Özürlülük ise; bedensel, zihinsel ve ruhsal özelliklerden belirli oranda fonksiyon kaybına neden olan organ yokluğu ve bozukluğu sonucu kişinin; toplumsal rolünü gerçekleştirebilmesi için bakım, rehabilitasyon (iyileştirme), danışmanlık ve destek hizmetlerine ihtiyaç duymasıdır.  

Bütün bu kavramları ele almak, bu kavramlardan herhangi birini taşıyan kişilerin sorunlarının anlaşılmasını teşvik etmeyi ve engelli kişilerin onuru, hakları ve refahı için dünya engelliler günü ilk defa 1992 yılında Birleşmiş Milletler Genel Kurulu tarafından ilan edilmiştir. Bu nedenle Dünya Engelliler Günü, BM tarafından, 1992 yılından bu yana 3 Aralık’ta uluslararası engelli bireylerin farkındalık günüdür. Her yıl 3 Aralık günü BM’ye üye 156 ülke tarafından engelliler için çeşitli etkinlikler düzenlenmektedir. Böylece, dünyadaki engelli bireylerin de herkes gibi hayata karışabileceği herkes gibi değerli olduğu fikri insanlara anlatılır.
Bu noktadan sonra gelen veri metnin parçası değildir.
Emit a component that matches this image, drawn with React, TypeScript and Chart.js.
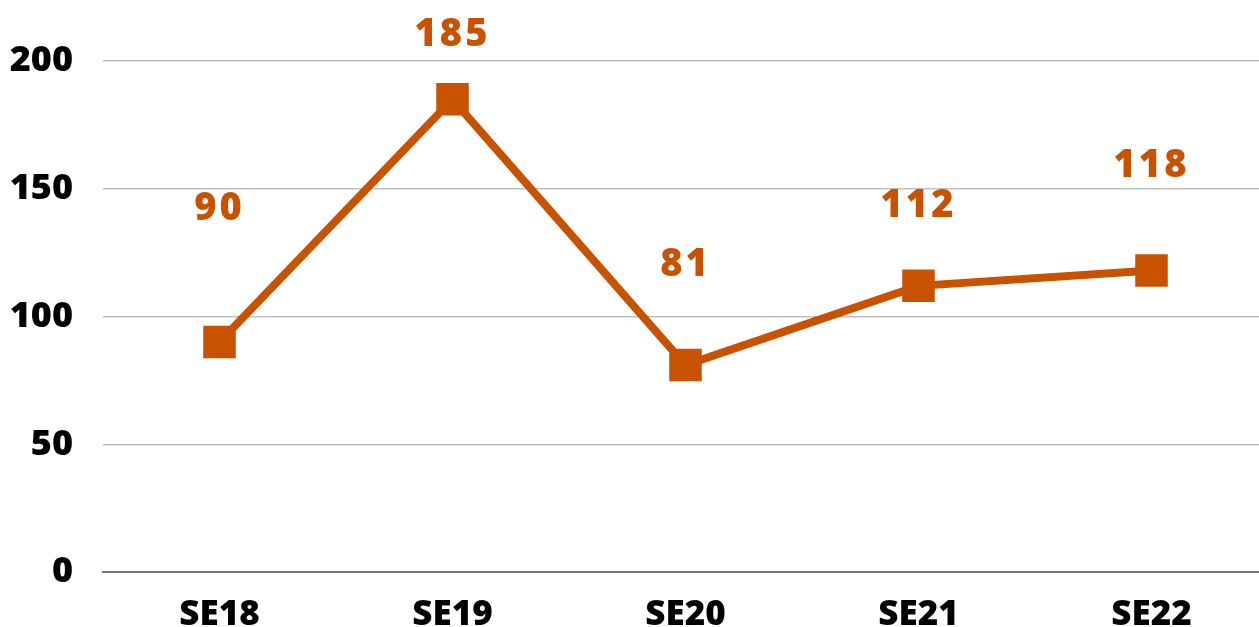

Engeliler gününün asıl amacı, engelli insanların; ev yaşamında, toplum içinde ya da iş hayatında yaşadığı çeşitli sorunları, karşılaştıkları güçlükleri anlayıp bir nebze de olsa yaşamlarında onlara kolaylık sağlayabilmektir.

Kesinlikle şunu bilmek gerekir hayatta hiçbirimizin garantisi yok ve hepimiz birer engelli adayı olabiliriz. Bu düşünceyle ve insan olabilme bilinciyle hareket edersek engelli, sakat, özürlü ve hasta bireylere karşı hassas olur ve nasıl ki bizler belli başlı haklara sahipsek onların da bu haklara sahip olduğu şuuruyla davranırız.

Unutmayalım ki asıl engel ve sakatlık kalbimizde… Bizler kalbimizdeki engeli aşıp bu bireylere sevgiyle yaklaşıp onları anlamaya çabalarsak bütün engeller ortadan kalkacaktır. Yeter ki kalbimiz sakat olmasın, sevmeyi bilsin!